BRYAN, Tex. (KBTX) -- Monday, the Storm Prediction Center placed a HIGH Risk for severe weather across parts of the Texas Panhandle and Oklahoma. This is the highest severe risk issued by that office -- something that has not happened since May 18th, 2017.
Through the afternoon Monday and into the evening much of that outlined area fell under a Particularly Dangerous Situation Tornado Watch. Long-track, violent tornadoes, wind to 80mph, and hail as large as grapefruit size were the threats being monitored.
The good news locally -- nothing like this is in the cards for the Brazos Valley or anywhere near us.
The same storm system creating those big storms is the reason for all of the wind blowing through. Monday brought gusts upwards of 40mph at times, Tuesday has the potential to do the same.
As a weak front briefly dips into the area on the tail-end of this system, a thin line of rain and a few thunderstorms is expected to cross the Brazos Valley from northwest to southeast through the day.
The current timeline runs:
• Mid-morning for the northwest Brazos Valley
• Midday for the Central Brazos Valley (Leon to Brazos to Washington Counties)

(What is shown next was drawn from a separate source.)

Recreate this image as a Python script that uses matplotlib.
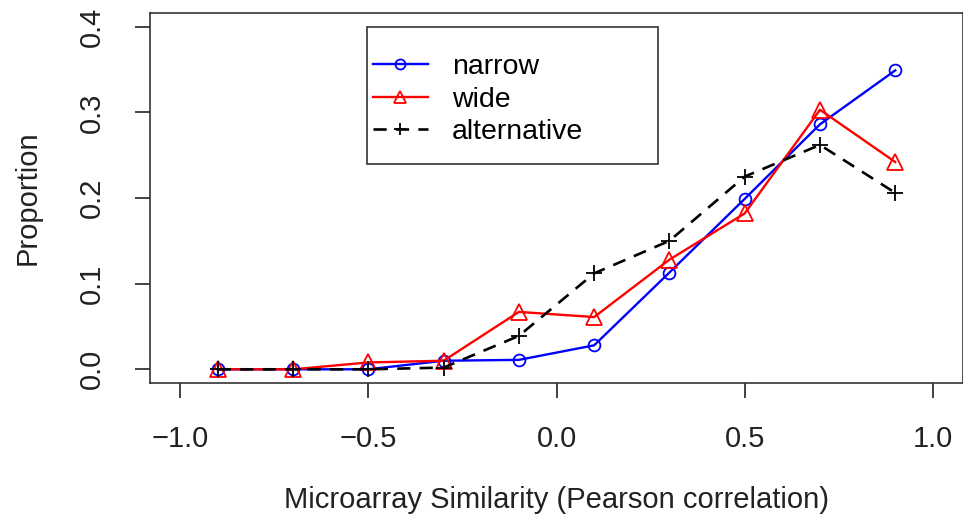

• Afternoon for the east to southwest Brazos Valley
While severe weather is not anticipated, the Storm Prediction Center has placed the area under a MARGINAL Risk (1 out of 5) for an isolated strong or severe storm. The main concern would be strong wind with any activity that requires additional attention. Breezy to gusty wind will have the potential to blow rain cooled air through the area, helping to drop temperatures to more comfortable 60s and 70s for a few hours (if you get lucky).
Rainfall totals are only expected between 0.10" and 0.50" through this evening. Most will find a few tenths of an inch at best, some may miss out on the rain completely.